Set task ::
Quote, line for line, the entries from the first through the one containing "XAxis, YAxis, CartesianGrid". Pictures are left out.

■ ■ ■

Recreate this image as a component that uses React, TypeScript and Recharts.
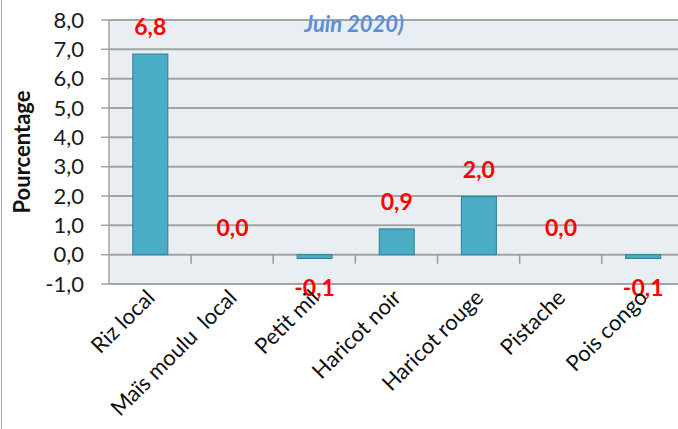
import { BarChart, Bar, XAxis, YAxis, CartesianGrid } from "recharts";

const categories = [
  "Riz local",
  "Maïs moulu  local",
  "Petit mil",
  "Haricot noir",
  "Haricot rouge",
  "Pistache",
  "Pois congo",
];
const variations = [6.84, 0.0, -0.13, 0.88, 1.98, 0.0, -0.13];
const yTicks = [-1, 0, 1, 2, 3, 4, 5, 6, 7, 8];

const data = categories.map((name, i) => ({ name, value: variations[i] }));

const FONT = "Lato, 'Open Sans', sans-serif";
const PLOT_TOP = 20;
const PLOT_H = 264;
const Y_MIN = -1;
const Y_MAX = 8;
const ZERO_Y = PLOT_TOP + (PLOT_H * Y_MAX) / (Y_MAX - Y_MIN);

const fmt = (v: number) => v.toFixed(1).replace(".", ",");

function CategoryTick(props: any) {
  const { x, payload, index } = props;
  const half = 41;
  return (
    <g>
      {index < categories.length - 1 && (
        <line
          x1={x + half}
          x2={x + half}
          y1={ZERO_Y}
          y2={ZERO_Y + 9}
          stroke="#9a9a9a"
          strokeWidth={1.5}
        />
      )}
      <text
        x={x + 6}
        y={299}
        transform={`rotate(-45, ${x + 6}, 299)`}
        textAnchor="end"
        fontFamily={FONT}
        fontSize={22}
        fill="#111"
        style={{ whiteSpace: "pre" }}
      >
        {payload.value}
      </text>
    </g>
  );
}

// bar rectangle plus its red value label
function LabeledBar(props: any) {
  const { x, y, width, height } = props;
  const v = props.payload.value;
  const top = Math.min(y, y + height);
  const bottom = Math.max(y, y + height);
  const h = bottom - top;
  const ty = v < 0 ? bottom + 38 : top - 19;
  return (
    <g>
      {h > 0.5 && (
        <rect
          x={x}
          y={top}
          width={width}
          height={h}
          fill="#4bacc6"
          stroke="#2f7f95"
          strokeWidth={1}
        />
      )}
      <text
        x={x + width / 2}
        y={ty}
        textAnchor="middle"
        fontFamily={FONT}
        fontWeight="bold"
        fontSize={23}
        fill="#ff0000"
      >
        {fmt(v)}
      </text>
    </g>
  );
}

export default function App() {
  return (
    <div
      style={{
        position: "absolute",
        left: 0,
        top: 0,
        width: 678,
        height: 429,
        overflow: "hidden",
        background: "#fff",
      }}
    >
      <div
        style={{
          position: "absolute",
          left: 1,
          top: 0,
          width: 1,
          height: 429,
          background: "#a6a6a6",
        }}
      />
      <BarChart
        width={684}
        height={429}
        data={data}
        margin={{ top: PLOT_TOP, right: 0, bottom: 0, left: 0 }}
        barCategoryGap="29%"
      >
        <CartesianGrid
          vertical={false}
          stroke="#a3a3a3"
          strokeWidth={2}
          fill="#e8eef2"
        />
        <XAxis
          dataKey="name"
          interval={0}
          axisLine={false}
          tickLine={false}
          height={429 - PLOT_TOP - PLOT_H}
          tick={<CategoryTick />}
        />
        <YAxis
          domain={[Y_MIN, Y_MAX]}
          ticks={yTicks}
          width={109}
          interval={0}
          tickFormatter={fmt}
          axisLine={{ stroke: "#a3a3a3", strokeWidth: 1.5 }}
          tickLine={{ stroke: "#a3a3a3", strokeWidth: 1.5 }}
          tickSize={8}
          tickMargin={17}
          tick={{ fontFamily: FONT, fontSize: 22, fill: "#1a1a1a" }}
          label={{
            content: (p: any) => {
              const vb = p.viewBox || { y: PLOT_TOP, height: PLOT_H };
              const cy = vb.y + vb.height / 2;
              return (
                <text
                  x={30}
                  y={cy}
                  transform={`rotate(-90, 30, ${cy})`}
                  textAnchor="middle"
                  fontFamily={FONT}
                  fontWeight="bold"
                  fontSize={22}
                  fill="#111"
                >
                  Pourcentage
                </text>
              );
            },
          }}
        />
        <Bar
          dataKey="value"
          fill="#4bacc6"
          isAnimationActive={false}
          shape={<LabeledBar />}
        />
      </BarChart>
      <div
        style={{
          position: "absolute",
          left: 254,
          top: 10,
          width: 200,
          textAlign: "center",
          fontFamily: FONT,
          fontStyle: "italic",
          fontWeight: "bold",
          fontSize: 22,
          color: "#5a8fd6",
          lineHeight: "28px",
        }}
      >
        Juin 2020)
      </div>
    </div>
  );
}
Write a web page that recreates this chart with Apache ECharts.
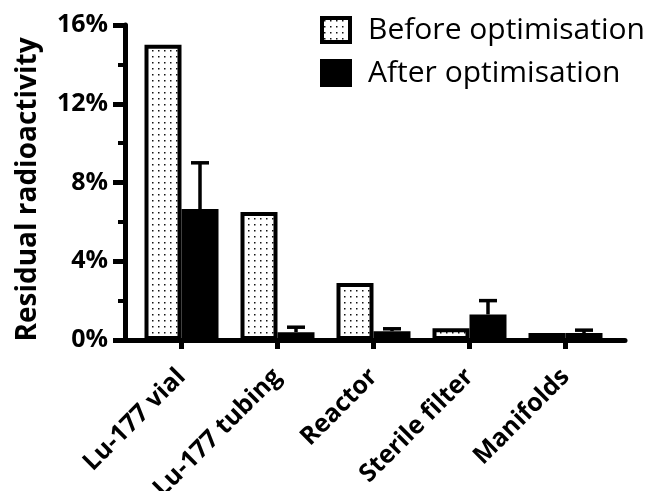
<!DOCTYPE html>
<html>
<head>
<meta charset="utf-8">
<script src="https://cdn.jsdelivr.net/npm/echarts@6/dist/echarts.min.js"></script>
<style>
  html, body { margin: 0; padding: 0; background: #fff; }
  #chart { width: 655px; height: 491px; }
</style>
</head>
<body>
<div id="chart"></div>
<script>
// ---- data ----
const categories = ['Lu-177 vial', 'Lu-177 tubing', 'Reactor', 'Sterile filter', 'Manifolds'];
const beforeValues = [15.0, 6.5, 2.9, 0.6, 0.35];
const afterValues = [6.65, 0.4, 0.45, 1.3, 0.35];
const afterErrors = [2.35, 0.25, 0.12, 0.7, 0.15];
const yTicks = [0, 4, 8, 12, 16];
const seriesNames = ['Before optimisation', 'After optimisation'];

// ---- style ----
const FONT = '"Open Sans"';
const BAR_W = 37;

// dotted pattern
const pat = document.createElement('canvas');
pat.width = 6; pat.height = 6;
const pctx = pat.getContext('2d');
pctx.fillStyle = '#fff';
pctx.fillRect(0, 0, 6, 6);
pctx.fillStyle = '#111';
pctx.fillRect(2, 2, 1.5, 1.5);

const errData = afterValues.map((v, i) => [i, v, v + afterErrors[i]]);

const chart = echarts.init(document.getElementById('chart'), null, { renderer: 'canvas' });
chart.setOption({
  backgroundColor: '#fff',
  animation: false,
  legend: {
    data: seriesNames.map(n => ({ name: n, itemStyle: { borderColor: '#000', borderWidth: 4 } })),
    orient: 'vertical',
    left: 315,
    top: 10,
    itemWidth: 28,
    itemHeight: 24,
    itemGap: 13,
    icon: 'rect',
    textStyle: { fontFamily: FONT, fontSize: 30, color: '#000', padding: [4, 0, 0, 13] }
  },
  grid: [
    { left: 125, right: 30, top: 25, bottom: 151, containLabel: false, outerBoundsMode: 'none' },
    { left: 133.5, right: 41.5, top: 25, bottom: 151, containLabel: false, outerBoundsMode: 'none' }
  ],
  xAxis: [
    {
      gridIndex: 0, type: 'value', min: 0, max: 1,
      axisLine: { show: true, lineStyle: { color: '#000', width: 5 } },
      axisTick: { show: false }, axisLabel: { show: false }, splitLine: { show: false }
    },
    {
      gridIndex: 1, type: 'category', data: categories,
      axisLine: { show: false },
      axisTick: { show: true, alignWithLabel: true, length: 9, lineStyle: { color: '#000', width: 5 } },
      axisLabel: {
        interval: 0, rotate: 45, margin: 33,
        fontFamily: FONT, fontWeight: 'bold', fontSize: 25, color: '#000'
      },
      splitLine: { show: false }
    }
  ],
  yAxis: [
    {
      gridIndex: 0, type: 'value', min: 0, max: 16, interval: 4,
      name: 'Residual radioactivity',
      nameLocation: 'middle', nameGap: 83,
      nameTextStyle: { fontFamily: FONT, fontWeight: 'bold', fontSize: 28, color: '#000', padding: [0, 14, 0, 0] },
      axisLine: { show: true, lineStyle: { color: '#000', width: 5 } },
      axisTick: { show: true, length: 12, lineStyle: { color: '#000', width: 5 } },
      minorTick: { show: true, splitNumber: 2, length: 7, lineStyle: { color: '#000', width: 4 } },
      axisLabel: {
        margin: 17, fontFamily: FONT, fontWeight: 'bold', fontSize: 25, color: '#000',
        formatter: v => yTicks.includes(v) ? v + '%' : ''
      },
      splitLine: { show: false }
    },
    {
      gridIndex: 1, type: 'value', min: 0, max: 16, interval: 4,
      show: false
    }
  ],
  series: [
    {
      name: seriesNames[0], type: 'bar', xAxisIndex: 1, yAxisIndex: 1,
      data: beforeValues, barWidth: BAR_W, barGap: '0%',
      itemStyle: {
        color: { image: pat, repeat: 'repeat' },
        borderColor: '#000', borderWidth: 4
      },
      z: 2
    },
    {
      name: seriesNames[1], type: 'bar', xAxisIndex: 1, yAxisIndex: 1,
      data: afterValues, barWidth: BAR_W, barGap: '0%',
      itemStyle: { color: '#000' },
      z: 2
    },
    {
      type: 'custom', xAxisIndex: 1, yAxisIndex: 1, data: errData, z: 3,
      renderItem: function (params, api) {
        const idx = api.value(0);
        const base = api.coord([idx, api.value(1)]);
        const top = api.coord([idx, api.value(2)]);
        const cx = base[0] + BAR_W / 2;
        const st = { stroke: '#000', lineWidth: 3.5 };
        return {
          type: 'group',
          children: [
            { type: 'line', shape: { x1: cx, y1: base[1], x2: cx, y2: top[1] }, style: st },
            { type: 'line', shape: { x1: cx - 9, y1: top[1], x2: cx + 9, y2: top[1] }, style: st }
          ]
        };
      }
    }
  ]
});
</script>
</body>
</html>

■ ■ ■

Complete output ::
Recreate this image as a component that uses React, TypeScript and Recharts.
import { BarChart, Bar, XAxis, YAxis, CartesianGrid } from "recharts";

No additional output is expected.